◆ **Requirements**:
Transcribe the material verbatim in full; the pictures do not belong in the copy.
# # #
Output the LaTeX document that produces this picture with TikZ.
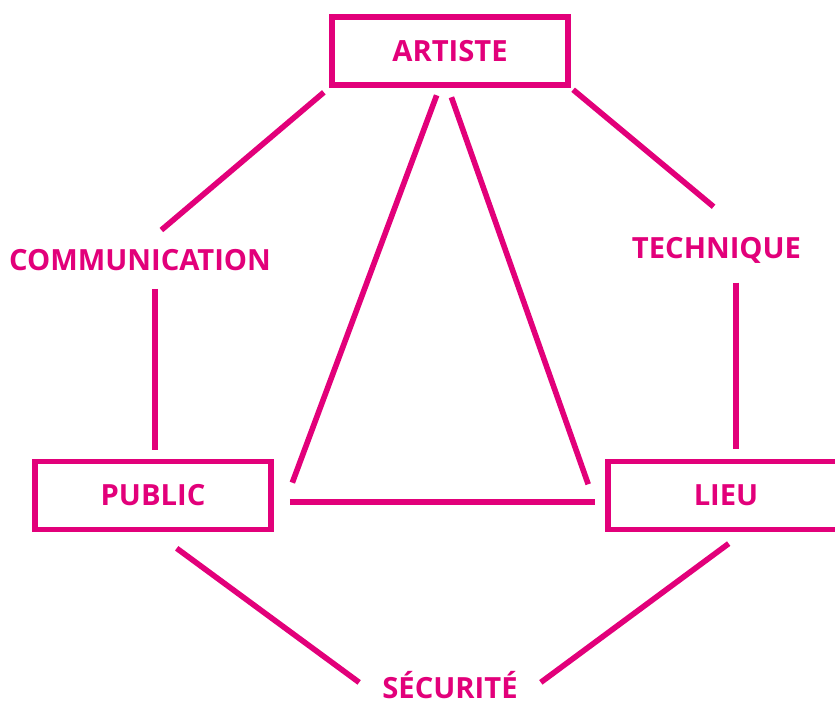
\documentclass[tikz,border=0pt]{standalone}
\usepackage{fontspec}
\setmainfont{Open Sans}
\usetikzlibrary{calc}
\definecolor{rose}{RGB}{226,0,122}
\tikzset{
  boite/.style={draw=rose, line width=1.6pt, minimum width=2.36cm, minimum height=0.68cm, inner sep=0pt, text=rose, font=\bfseries\fontsize{8.3}{10}\selectfont},
  etiquette/.style={text=rose, inner sep=0pt, anchor=base, font=\bfseries\fontsize{8.3}{10}\selectfont},
  lien/.style={draw=rose, line width=1.6pt}
}

\begin{document}
\begin{tikzpicture}
\useasboundingbox (0,0) rectangle (8.35,7.01);
\node[boite] (artiste) at (4.50,6.50){ARTISTE};
\node[boite] (public) at (1.53,2.055){PUBLIC};
\node[boite] (lieu) at (7.26,2.055){LIEU};
\node[etiquette] (comm) at (1.40,4.31){COMMUNICATION};
\node[etiquette] (tech) at (7.165,4.43){TECHNIQUE};
\node[etiquette] (secu) at (4.50,0.03){SÉCURITÉ};
\draw[lien, shorten <=0.07cm, shorten >=0.28cm] (artiste.south west) -- (comm.north);
\draw[lien, shorten <=0.18cm, shorten >=0.09cm] (comm.south -| public.87) -- (public.87);
\draw[lien, shorten <=0.03cm, shorten >=0.46cm] (artiste.south east) -- (tech.23);
\draw[lien, shorten <=0.19cm, shorten >=0.10cm] (tech.south -| lieu.75) -- (lieu.75);
\draw[lien, shorten <=0.08cm, shorten >=0.53cm] (artiste.254) -- (public.south east);
\draw[lien, shorten <=0.10cm, shorten >=0.51cm] (artiste.267) -- (lieu.south west);
\draw[lien, shorten <=0.16cm, shorten >=0.10cm] (public.357) -- (public.357 -| lieu.west);
\draw[lien, shorten <=0.27cm, shorten >=0.28cm] (public.273) -- (secu.south west);
\draw[lien, shorten <=0.19cm, shorten >=0.28cm] (lieu.296) -- (secu.south east);
\end{tikzpicture}
\end{document}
# # #
◆ **Exercise result**:
Output the LaTeX document that produces this picture with TikZ.
\documentclass[tikz,border=0pt]{standalone}
\usepackage{fontspec}
\setmainfont{Open Sans}
\usetikzlibrary{calc}
\definecolor{rose}{RGB}{226,0,122}
\tikzset{
  boite/.style={draw=rose, line width=1.6pt, minimum width=2.36cm, minimum height=0.68cm, inner sep=0pt, text=rose, font=\bfseries\fontsize{8.3}{10}\selectfont},
  etiquette/.style={text=rose, inner sep=0pt, anchor=base, font=\bfseries\fontsize{8.3}{10}\selectfont},
  lien/.style={draw=rose, line width=1.6pt}
}

\begin{document}
\begin{tikzpicture}
\useasboundingbox (0,0) rectangle (8.35,7.01);
\node[boite] (artiste) at (4.50,6.50){ARTISTE};
\node[boite] (public) at (1.53,2.055){PUBLIC};
\node[boite] (lieu) at (7.26,2.055){LIEU};
\node[etiquette] (comm) at (1.40,4.31){COMMUNICATION};
\node[etiquette] (tech) at (7.165,4.43){TECHNIQUE};
\node[etiquette] (secu) at (4.50,0.03){SÉCURITÉ};
\draw[lien, shorten <=0.07cm, shorten >=0.28cm] (artiste.south west) -- (comm.north);
\draw[lien, shorten <=0.18cm, shorten >=0.09cm] (comm.south -| public.87) -- (public.87);
\draw[lien, shorten <=0.03cm, shorten >=0.46cm] (artiste.south east) -- (tech.23);
\draw[lien, shorten <=0.19cm, shorten >=0.10cm] (tech.south -| lieu.75) -- (lieu.75);
\draw[lien, shorten <=0.08cm, shorten >=0.53cm] (artiste.254) -- (public.south east);
\draw[lien, shorten <=0.10cm, shorten >=0.51cm] (artiste.267) -- (lieu.south west);
\draw[lien, shorten <=0.16cm, shorten >=0.10cm] (public.357) -- (public.357 -| lieu.west);
\draw[lien, shorten <=0.27cm, shorten >=0.28cm] (public.273) -- (secu.south west);
\draw[lien, shorten <=0.19cm, shorten >=0.28cm] (lieu.296) -- (secu.south east);
\end{tikzpicture}
\end{document}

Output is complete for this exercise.